We have tried to get ahead of spring, knowing from experience that it will come no matter how we deny it. March Madness will be here before you turn around, Carolina and Duke will be on their respective buses home and we’ll be looking for the weed eater. 


We’ll probably have an obligatory snow for the year. It will thunder one night and a 15-minute flurry of snow will follow on the second night. You will have to be up on the way to the bathroom at 3:00 a.m. to see it. We probably won’t even get a chance to dash to the store for milk and bread. Schools will close the next day.


The bluebirds have never left our yard but are now eating the seeds the goldfinches fought over in the summer. If the bluebirds are still hanging around, can spring be far behind?


We’ve been out in the back yard to survey fallen limbs and leaves left over from last fall. You’d think winter winds would have blown them off into the friendly confines of the neighbors’ spacious yards, neighbors whose leaf blowers will still crank. But, no, they stayed home all year. I am overcome with their expression of loyalty. 


Don’t get me wrong.
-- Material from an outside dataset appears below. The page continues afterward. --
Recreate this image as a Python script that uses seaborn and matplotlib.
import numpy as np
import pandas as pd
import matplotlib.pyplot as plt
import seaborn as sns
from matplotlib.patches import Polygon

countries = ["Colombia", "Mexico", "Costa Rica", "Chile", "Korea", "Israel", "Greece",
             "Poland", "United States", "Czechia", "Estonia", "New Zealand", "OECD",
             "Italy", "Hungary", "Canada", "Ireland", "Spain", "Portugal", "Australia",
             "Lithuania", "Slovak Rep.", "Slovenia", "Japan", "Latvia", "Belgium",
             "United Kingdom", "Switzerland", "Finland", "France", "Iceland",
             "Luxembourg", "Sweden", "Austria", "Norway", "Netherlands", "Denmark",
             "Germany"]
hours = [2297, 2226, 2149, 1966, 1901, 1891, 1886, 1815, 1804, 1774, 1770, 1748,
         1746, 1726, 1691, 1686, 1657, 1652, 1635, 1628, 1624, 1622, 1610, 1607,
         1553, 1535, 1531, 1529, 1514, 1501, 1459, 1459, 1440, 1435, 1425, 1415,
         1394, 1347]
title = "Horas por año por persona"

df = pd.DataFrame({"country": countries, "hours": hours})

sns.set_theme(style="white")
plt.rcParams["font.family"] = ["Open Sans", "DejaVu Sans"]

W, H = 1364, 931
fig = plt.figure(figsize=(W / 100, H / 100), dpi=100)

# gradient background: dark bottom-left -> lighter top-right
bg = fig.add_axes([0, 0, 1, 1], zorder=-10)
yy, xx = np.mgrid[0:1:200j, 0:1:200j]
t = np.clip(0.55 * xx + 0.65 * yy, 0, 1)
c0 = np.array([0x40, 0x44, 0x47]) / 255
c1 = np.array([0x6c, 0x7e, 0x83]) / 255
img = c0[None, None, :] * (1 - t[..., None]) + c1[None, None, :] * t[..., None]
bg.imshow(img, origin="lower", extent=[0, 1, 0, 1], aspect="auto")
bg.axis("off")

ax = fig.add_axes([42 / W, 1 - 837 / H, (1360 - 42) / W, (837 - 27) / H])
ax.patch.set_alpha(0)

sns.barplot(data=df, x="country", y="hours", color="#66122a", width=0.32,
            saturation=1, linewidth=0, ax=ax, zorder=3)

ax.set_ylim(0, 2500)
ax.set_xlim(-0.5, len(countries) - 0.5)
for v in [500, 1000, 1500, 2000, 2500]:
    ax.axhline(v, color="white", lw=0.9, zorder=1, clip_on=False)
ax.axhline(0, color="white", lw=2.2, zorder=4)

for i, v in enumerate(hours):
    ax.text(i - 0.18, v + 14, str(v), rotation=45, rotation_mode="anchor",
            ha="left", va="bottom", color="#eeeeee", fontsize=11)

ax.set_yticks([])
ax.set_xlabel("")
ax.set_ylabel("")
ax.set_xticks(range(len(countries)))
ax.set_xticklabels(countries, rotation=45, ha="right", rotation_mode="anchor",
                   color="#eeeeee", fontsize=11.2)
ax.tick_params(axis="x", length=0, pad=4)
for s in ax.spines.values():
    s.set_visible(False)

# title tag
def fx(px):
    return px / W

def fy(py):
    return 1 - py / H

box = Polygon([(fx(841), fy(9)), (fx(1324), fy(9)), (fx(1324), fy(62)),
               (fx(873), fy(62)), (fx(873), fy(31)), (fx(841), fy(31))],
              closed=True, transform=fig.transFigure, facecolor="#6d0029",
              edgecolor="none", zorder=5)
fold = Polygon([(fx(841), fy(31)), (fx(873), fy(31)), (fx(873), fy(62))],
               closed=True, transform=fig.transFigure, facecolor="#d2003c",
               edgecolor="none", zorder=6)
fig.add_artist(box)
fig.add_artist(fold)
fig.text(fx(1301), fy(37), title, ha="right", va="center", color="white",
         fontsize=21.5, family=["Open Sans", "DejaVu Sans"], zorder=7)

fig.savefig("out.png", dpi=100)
Spring is my favorite season. But we really do need a safe-guard, a cushion, between winter and spring. 


Baseball has a pre-season. Why can’t we?


Recently I was accosted at Something Different restaurant not only by the owner, but also patrons and some of the staff. You’d think you could enjoy a meal without being constantly harassed by questions like “Have you retired … again?” Owner Sinan Nardali, who often goes squirrel hunting with Willard, was the first to attack me. Then Joe Allen joined in. Joe Cuthbertson had earlier jumped me at the Post Office and then Helen Teter had politely chided me. It dawned on me that these are probably the only four fans I have and, after all, it is nice to be missed. 


So, no, I haven’t retired. I have missed a few columns and I apologize. I have been heavily involved in finishing a museum here in Liberty, but watch this space. I’ll be back. And thanks for caring.